Comment vivre une francophonie protestante dans un contexte postcolonial vietnamien marqué par une double méfiance ? Méfiance vis-à-vis de l’ancienne métropole colonisatrice (la France), méfiance vis-à-vis de la religion, suspectée de menacer le nouvel ordre marxiste-léniniste… A partir des années 1980-90, des liens se sont pourtant resserrés, avec en point d’orgue la visite du président de la Fédération Protestante de France au Vietnam en mars-avril 1996 (volet 3/6 de notre série sur le Vietnam).
Dans son immense majorité, le protestantisme vietnamien est aujourd’hui de type évangélique. Cette caractéristique est largement dûe aux origines du protestantisme en Indochine coloniale, portées par la Christian Missionary Alliance (CMA). Tout au long de l’histoire contemporaine du Vietnam, cette empreinte protestante évangélique a été teintée de francophonie, via quelques missionnaires français comme Daniel Bordreuil, Pierre Medard, Jean Funé.Ce dernier fut missionnaire de la CMA durant plus de 40 ans, et oeuvra longtemps dans le domaine des publications (près de Saïgon) et de la formation (1) (Dalat, région du Tonkin). Durant la période coloniale, l’Institut Biblique de Nogent sur Marne (IBN), « coeur de réseau » de la francophonie évangélique, a joué un rôle important dans ces liens et échanges missionnaires. Mais après l’indépendance et la réunification vietnamienne, la donne a changé.

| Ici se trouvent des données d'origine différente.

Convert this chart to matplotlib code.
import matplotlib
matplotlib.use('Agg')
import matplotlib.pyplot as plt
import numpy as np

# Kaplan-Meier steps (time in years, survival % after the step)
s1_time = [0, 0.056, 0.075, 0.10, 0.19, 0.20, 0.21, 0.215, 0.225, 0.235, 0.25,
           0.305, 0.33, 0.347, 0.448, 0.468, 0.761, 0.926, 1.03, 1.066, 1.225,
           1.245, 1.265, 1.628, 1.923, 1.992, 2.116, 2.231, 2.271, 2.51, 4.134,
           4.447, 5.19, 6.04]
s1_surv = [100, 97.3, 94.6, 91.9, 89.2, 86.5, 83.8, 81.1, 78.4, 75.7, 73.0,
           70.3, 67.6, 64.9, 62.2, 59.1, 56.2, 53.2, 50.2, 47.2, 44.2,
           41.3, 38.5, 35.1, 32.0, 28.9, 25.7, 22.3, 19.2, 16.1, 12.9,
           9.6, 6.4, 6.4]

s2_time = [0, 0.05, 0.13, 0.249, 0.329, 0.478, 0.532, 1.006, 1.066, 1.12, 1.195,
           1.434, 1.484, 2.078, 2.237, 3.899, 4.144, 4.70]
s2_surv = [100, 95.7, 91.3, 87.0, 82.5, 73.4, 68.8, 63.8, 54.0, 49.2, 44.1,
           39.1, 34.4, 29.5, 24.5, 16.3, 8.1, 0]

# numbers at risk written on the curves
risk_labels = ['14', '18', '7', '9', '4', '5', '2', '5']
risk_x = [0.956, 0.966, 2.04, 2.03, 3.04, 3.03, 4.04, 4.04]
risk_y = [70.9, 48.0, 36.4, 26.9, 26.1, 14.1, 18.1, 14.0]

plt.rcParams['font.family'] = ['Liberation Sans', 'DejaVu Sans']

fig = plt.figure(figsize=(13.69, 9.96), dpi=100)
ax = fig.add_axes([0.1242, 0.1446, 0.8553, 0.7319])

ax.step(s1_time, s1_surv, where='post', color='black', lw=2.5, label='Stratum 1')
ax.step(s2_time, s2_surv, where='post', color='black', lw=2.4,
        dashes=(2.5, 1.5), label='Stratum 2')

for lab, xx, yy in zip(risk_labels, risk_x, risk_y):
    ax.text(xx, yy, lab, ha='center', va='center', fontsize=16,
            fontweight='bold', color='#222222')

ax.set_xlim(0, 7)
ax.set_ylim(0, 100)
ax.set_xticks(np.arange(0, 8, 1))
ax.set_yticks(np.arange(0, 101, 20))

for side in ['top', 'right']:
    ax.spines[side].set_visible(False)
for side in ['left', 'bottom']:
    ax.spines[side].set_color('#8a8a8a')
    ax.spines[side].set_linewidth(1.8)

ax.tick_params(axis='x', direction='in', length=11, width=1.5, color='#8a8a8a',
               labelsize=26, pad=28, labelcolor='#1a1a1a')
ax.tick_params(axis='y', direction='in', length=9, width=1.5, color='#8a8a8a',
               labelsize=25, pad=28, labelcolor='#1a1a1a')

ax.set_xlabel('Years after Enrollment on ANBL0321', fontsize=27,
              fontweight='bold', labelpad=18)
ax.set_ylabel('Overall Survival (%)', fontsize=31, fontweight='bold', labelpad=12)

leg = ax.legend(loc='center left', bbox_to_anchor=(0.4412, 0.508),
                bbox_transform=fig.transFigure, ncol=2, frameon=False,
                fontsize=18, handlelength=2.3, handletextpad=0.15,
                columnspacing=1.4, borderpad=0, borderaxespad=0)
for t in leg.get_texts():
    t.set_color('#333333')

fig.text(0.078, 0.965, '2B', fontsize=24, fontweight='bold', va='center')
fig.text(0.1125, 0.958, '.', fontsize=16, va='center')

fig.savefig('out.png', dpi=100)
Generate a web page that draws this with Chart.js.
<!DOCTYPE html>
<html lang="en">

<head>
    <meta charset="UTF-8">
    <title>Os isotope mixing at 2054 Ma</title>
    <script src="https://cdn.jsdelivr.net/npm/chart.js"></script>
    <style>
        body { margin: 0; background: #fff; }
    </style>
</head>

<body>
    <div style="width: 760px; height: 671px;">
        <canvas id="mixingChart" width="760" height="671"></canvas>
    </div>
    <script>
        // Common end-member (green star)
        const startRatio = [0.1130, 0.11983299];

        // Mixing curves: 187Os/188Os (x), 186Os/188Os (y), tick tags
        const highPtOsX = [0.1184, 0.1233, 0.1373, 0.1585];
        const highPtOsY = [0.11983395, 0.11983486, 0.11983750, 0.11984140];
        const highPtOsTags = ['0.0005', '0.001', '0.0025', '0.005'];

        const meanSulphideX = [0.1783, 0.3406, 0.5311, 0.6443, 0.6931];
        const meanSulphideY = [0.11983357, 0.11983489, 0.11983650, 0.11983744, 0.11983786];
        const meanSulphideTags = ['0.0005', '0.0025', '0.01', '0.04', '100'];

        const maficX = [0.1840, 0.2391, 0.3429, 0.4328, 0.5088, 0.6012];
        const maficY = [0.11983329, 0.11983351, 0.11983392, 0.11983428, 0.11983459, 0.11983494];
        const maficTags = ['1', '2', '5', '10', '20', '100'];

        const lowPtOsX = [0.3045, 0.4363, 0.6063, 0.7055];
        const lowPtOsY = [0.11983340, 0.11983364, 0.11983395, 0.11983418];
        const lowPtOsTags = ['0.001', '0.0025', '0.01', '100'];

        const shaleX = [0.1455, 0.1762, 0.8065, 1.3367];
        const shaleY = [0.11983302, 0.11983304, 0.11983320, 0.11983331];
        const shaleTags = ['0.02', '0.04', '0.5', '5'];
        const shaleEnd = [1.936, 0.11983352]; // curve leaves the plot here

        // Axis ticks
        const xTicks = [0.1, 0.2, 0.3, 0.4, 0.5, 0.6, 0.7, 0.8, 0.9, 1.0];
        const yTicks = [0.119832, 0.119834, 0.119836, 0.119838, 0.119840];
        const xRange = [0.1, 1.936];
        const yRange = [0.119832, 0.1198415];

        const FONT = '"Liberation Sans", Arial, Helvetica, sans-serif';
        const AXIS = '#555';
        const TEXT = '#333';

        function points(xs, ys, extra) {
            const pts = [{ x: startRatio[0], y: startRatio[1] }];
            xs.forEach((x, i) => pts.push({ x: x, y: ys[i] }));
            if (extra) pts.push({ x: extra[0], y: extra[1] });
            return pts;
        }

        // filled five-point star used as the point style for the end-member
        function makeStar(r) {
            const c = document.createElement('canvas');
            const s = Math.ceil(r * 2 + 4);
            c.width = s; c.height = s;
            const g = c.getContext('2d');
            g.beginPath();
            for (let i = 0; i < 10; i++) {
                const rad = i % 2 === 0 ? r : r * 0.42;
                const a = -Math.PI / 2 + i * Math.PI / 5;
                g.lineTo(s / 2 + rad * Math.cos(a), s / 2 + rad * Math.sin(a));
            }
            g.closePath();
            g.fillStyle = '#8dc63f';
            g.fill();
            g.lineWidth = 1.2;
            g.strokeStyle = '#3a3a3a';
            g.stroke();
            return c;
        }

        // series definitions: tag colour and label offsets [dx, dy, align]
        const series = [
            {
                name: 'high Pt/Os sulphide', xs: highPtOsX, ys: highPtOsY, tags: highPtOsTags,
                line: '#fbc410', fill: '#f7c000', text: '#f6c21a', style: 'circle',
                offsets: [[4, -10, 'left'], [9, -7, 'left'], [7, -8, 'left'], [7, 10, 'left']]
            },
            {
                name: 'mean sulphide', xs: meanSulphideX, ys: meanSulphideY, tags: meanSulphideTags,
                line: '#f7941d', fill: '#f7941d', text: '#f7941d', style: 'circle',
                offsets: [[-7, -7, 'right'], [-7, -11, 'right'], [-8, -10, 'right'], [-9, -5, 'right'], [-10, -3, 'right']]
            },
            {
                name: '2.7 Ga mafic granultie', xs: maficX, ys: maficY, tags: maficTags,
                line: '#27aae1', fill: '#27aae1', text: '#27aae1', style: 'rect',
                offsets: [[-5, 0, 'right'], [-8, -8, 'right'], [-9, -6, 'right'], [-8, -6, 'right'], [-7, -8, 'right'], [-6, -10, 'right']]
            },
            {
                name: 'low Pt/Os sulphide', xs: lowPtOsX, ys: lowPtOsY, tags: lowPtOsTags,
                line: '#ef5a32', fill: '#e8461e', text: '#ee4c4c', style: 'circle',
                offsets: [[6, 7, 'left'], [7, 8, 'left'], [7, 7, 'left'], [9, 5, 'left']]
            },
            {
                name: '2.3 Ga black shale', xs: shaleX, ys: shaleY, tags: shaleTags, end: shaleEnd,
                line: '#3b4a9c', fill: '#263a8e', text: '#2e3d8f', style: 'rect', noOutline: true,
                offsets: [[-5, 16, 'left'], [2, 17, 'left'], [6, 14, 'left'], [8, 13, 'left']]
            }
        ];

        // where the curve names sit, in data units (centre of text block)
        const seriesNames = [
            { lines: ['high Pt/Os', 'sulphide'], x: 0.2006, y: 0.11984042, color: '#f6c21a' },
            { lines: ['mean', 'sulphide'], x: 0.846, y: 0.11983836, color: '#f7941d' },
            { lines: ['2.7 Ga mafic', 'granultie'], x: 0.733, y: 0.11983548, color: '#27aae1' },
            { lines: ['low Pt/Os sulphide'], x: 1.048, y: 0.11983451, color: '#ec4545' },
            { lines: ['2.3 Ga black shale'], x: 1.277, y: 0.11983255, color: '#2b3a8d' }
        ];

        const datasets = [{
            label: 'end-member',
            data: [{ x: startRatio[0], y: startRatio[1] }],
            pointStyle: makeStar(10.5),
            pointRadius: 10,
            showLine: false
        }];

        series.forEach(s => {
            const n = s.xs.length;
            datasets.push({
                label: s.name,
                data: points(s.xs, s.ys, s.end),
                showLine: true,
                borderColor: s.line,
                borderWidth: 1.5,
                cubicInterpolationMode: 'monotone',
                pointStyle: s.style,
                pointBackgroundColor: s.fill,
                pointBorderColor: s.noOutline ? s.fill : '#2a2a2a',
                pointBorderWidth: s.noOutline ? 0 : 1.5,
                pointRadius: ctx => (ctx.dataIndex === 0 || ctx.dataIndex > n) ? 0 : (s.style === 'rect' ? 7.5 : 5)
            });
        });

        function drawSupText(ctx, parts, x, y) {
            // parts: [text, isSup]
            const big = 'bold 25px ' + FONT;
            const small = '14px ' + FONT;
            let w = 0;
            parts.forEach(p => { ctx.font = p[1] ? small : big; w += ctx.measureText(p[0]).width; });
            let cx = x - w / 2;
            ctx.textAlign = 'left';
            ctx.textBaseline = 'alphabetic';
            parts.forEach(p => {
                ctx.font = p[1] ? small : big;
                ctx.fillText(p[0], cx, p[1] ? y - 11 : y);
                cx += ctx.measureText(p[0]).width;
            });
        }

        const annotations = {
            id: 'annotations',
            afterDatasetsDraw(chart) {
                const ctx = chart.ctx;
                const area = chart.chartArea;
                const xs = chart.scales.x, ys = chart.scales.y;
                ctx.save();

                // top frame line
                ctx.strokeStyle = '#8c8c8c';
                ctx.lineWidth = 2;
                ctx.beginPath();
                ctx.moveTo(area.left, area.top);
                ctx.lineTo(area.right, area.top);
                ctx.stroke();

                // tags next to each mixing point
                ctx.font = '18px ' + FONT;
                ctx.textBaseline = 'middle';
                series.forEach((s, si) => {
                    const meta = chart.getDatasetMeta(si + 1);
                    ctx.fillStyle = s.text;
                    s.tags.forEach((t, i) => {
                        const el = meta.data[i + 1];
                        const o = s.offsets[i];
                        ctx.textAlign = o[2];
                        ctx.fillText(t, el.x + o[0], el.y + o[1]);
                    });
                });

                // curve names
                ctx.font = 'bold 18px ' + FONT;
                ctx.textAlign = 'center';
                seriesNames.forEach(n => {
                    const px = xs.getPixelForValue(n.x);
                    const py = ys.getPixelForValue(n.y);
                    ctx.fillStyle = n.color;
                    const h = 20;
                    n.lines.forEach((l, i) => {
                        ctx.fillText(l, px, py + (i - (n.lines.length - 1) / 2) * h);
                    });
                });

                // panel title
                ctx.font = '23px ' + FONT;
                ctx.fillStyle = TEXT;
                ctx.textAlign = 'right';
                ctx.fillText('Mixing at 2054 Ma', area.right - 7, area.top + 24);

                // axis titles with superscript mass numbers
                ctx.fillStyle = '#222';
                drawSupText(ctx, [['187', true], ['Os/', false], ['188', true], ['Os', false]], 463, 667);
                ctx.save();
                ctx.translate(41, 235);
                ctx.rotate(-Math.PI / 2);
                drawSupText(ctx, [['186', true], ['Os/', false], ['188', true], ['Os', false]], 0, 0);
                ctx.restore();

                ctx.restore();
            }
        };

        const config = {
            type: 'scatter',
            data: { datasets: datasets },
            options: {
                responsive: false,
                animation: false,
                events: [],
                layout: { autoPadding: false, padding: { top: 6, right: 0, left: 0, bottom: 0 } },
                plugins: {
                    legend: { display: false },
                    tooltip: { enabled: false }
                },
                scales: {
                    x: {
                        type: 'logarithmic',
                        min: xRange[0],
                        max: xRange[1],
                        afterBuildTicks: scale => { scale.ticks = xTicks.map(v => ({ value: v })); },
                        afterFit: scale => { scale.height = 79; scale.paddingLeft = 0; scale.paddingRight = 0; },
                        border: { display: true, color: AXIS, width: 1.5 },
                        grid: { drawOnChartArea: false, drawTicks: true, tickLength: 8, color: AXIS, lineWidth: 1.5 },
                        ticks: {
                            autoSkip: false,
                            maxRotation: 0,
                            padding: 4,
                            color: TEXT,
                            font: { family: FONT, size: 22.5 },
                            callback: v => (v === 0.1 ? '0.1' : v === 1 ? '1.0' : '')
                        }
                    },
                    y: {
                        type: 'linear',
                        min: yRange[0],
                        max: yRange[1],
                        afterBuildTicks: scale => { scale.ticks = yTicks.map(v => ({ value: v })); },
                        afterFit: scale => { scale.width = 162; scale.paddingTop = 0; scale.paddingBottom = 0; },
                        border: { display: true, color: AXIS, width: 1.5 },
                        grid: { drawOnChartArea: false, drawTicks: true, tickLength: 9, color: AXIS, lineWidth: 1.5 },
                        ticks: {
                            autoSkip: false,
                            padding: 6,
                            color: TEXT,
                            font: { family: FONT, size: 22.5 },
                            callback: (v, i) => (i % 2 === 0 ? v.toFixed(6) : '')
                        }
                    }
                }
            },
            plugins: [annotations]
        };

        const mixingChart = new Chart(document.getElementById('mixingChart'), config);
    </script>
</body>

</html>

L’impulsion donnée par Roland Cosnard
Dans le Vietnam communiste, la « religion de la Bonne Nouvelle » s’est retrouvée étroitement surveillée, et largement coupée de ses liens précédents avec l’étranger, et en particulier la France. Aucun missionnaire français œuvrant pour la CMA n’est resté sur place. En revanche, on doit à un pasteur pentecôtiste français, Roland Cosnard (1933-2012), d’avoir restauré des liens protestants forts entre le Vietnam et la France, à partir des années 1980. Roland Cosnard, à la tête de l’AEFA, œuvre présente au Vietnam depuis 1988 a mis en œuvre ses réseaux et sa capacité de conviction. Avocat passionné de la cause des Églises vietnamiennes, mais aussi du développement économique et social d’un pays martyrisé par la guerre, le pasteur Cosnard a rouvert bien des portes que les guerres d’indépendance avaient verrouillées.L’un des points d’orgue de ce rapprochement délicat avec la France est la visite au Vietnam, en 1996, du président de la Fédération Protestante de France, Jacques Stewart. La visite, officieuse, s’est déroulée sur une période de douze jours, à partir du 29 mars 1996, du Sud au Nord du pays. Jacques Stewart a pu à cette occasion rencontrer de nombreuses communautés protestantes et catholiques du Vietnam, en particulier des représentants de l’Alliance missionnaire chrétienne, principal réseau protestant organisé, mais non reconnu par les autorités de l’État vietnamien.
Charte de la Fédération Protestante de France (FPF) traduite en vietnamienTraduite en langue vietnamienne, la charte de la Fédération Protestante de France a suscité « beaucoup d’intérêt tant auprès des différentes églises protestantes qu’auprès des autorités gouvernementales qui pourraient s’en inspirer pour imaginer une institution représentative du protestantisme, dotée d’un statut officiel et reconnu ». Dans une lettre ultérieurement adressée par le président de la FPF aux pasteurs de la CMA, jacques Stewart souligne notamment qu’il a « mesuré aussi auprès de vous l’importance de la parole discrète, de la parole qui ne doit pas être bavarde ou gaspillée, mais murée dans la réflexion et la prière, la parole destinée à être confiée et vécue dans la vérité parce que vous êtes témoins d’une parole de vie qui a du prix »(2).Souhaitant resserrer les liens et nourrir une relation régulière avec le Vietnam, le représentant du protestantisme français vit ses espoirs déçus par la suite, en raison d’un contexte politique vietnamien resté très méfiant vis-à-vis de la religion en général, et des échanges chrétiens internationaux en particulier. Il reste que cette visite de 1996 constitue un jalon important dans la récente histoire protestante vietnamienne, marquant avec éclat qu’une fragile francophonie protestante postcoloniale n’était pas une utopie dans une République socialiste du Vietnam qui guérit lentement de ses blessures du passé.